Denver officials lifted the hold on marijuana products after finding no sign of the unapproved pesticide and the blame was put squarely on old labeling. This post from The Cannabist highlights how old labels led to Denver health officials putting a hold on marijuana products of two businesses.
Marijuana products from Mountain High Suckers and MMJ America showed no trace of an unapproved pesticide listed among their ingredients; the company owners said they were using old labeling.
Denver health officials Wednesday lifted a day-old order to hold hundreds of marijuana-infused lozenges and raw marijuana from two businesses after lab tests showed no trace of an unapproved pesticide listed among their ingredients.
The owners of Mountain High Suckers and MMJ America each said they had been using old labels that included among their ingredients a pesticide that today is not approved for use on marijuana.
The pesticide, spinosad, had not been barred for use when the labels were made, the owners said.
It “looks like this was just an unfortunate labeling issue,” said Dan Rowland, Denver’s spokesman for its office of marijuana policy.
State law requires marijuana companies to list on their product labels all pesticides, contaminants and herbicides used in the production process.
The city’s enforcement action is the latest in a series of actions related to pesticides used on recreational and medicinal marijuana. Because the drug remains illegal under federal law, the U.S. Environmental Protection Agency will not establish any allowable pesticide uses on marijuana.

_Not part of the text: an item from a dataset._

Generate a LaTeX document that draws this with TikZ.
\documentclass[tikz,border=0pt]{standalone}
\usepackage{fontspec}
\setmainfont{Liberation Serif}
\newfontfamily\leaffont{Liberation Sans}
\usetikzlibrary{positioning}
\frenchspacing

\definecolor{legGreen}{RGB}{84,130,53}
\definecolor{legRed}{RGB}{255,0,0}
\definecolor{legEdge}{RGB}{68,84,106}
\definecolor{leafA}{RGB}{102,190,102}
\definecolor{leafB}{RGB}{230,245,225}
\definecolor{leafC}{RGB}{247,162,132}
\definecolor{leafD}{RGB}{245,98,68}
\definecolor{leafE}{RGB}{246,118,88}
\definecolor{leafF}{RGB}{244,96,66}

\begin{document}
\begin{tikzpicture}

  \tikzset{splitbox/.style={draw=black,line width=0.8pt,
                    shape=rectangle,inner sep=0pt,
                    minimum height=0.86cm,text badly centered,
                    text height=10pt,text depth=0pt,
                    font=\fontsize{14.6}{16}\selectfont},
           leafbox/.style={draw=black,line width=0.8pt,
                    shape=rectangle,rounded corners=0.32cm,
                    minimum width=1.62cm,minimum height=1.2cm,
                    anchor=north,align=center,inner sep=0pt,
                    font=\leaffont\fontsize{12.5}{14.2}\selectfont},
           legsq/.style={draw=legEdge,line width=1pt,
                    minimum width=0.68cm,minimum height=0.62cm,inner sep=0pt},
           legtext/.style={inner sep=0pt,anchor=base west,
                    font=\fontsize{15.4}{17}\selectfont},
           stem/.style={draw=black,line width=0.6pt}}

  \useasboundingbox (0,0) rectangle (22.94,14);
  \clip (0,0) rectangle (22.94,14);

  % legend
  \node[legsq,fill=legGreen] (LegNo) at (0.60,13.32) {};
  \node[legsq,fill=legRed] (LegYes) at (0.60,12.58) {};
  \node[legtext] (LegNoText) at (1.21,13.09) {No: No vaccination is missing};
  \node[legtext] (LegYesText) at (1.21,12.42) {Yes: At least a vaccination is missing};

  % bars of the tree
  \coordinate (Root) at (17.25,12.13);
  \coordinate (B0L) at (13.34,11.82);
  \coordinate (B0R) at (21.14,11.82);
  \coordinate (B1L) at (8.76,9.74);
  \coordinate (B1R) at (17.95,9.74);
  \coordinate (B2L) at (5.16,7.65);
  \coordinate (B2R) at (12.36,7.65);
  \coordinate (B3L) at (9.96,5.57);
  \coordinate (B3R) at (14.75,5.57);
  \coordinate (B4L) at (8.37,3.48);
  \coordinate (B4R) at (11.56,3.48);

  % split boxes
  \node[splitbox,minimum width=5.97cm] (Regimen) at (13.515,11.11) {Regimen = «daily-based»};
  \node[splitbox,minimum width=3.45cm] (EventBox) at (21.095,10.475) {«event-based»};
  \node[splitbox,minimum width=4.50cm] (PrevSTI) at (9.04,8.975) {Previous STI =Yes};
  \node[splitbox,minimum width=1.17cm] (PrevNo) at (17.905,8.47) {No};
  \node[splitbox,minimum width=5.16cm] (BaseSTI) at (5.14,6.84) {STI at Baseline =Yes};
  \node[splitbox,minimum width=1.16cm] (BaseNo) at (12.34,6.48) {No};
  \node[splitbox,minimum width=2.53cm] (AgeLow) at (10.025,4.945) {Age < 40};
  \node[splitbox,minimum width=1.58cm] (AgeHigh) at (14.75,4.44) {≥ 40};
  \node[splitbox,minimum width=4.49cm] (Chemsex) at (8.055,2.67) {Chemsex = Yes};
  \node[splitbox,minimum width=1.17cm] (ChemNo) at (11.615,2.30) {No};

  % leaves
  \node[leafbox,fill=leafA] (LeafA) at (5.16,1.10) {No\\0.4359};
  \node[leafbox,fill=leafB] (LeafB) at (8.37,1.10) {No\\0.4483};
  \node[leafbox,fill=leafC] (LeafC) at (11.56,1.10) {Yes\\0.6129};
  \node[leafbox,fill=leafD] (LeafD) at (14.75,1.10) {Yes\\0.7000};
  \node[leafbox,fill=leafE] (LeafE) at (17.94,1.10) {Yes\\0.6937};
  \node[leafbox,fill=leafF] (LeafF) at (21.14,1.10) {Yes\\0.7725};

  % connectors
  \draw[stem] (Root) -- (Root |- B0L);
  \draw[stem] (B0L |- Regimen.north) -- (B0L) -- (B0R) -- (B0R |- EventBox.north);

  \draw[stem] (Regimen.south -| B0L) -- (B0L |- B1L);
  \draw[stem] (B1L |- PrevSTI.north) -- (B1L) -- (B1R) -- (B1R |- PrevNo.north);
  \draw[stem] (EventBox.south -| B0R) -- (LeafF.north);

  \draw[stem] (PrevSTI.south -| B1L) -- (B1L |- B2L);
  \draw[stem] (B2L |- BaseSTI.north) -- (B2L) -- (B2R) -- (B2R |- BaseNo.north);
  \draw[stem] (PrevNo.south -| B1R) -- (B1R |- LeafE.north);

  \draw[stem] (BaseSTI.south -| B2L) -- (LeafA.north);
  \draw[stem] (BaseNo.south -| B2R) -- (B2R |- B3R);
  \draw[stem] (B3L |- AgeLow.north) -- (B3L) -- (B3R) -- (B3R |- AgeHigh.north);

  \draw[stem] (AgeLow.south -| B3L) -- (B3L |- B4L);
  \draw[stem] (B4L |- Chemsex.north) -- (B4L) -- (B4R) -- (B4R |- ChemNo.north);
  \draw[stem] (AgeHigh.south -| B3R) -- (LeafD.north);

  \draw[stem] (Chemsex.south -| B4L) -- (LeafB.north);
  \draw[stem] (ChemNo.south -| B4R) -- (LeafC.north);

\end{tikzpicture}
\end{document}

Technically no regulated pesticide can be legally used on marijuana, but state agriculture officials have said as long as its use does not violate a pesticide’s label warnings and restrictions, it can be used.
On Monday, Denver warned businesses that products listing unapproved pesticides should be removed from shelves and destroyed or returned to the manufacturer.
Inspectors ordered tests and the product holds Tuesday after spotting spinosad listed among ingredients of Mountain High’s lozenges and raw marijuana at MMJ America’s shop on Arapahoe Street. The tests did not detect spinosad, city officials confirmed.
Mountain High had been using old labels from when it purchased marijuana trimming from a grower that had been using spinosad, Mountain High co-owner Chad Tribble said. That was before the state said it could not, he said.
“Back then it wasn’t a problem,” Tribble said. “We just didn’t look back on the labels. It was a mistake. It was on there but the tests were clear, undetected. We’ve never had a black mark before.”
He said news of the city’s action brought calls from as far off as Las Vegas.
“Not only did we test negative for all pesticides, we were told by the city that just crossing off the name because we already had the bags printed was acceptable,” MMJ owner Jake Salazar said. Officials later told him he needs to reprint the labels, he said.
“We order pre-printed bags, 70,000 units every time. Last time we ordered them, this wasn’t a banned substance. We now have to throw all of those bags away and re-order 70,000 more without that ingredient, which we clearly don’t use,” Salazar said.
The state’s list of pesticides approved for use on marijuana has been in the drafting stage for about 18 months. The state will not say the pesticides are safe for use on marijuana, only that their use does not violate label restrictions on how they should be used.
Some pesticides are so non-toxic that the EPA does not require them to be registered nor restrict their use. Those can be used on marijuana, but the industry has complained that they aren’t potent enough to eradicate the kinds of pests and mildews that can decimate a crop potentially worth millions of dollars.
The city in the spring held more than 100,000 marijuana plants at 11 grow operations over concerns that unapproved pesticides had been used on them.